I’m not saying the reviews of the movie say the movie is bad. I’m saying that the reviews themselves are bad. Because I don’t give a doodiddly-iddly fuck about spoilers, I’ve been reading a few reviews here and there this morning, and they all immediately remind me of this video of folks reactions to The Phantom Menace. The most representative of all these reviews is this one over at Boing Boing. Here are some sample quotes, spoiler-free for you weaker beasts.
Action, humor and heart are present—as are Chewbacca, Han, Leia, C-3PO, R2-D2 and yes, Luke Skywalker. This offers immediate familiarity and appeal, but the new characters are immediately likable, and I felt invested in their stories right out of the gate.
Kylo Ren, played by Adam Driver, is an effective villain, both in design as well as his struggles with his demons and temptations. The alteration of his voice, though a mask, is deep and unsettling, yet distinctively different from Vader. I had some trouble banishing Driver’s character from HBO’s Girls from my mind when I saw his face without the creepy mask and voice.
The new droid, BB-8, is tiny and cute and lovable. (He reminds me of my silly, fluffy dog Lucky.)

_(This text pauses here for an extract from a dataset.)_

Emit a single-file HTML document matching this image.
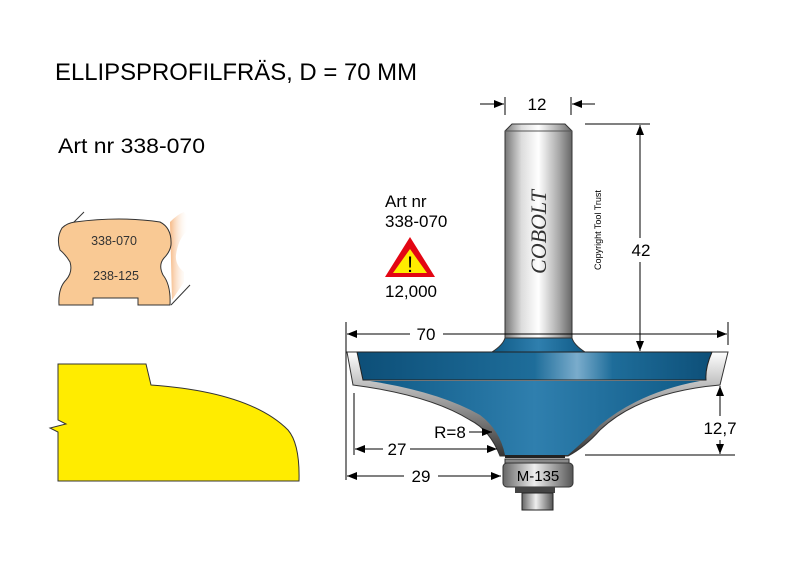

Other non-human characters employ practical make-up effects and puppetry, some even having a classic Jim Henson feel to them. The only negative thing I can say about this is that … I wanted more creature characters. This is Star Wars, after all.
Lastly, though I never thought it possible, I love Chewbacca even more after seeing The Force Awakens. He’s still Han’s sidekick, and doesn’t get too much of the spotlight, but he’s given truly in-character, humorous and heartfelt moments. I left the theater with the same wish that I had as a kid: wanting a giant, furry bestie who will always be at my side, ready to rip arms out of sockets for me.
People, if you want to know what a bad workshop review reads like, this is it. It’s everything I complained about last week. It’s not focused on plot structure, themes, or characterization. It’s only about how this particular movie-goer felt while watching the movie: “I liked this character because he reminded me of my dog!” and “I loved this other character because he reduces me to an infantile state where shitting myself was perfectly acceptable behavior.”
Again, this sort of reaction/reviewing has proven to be the worst possible way to judge a brand new Star Wars movie.
Also: don’t buy into the hype, people. It’s just an all-American marketing scam designed to separate you from your money.